Reputation: 169
Using htmlagilityPack trying to get all href links. But web page doesn't return all links.
I tried in browser and saw that until you scroll down the whole page it doesn't show all links. Then I tried to resize (zoom-in) browser window so that all page contents can be seen without scrolling down. That moment all links appeared. May be java need to triggered....

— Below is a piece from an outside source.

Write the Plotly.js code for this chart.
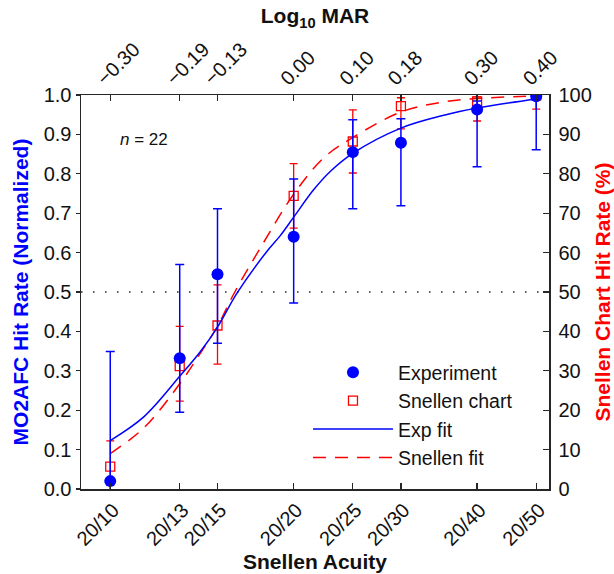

HtmlWeb web = new HtmlWeb();
HtmlAgilityPack.HtmlDocument Doc = web.Load("https://www.verkkokauppa.com/fi/catalog/438b/Televisiot/products?page=1");
foreach (HtmlNode item in Doc.DocumentNode.SelectNodes("//li[@class='product-list-grid__grid-item']/a"))
{
debug.WriteLine(item.GetAttributeValue("href", string.Empty));
}
One page has 24 product links but I get only 15 out of them.
Upvotes: 0
Views: 1012
Reputation: 5808
Check Network tab in chrome on that page. There are ajax requests to https://www.verkkokauppa.com/resp-api/product?pids=467610
. So products are loaded using javascript.
You can't just trigger javascript here. HtmlAgilityPack is an html parser. If you want to work with dynamic content you need browser engine. I think you should check Selenium and phantomjs.
Upvotes: 1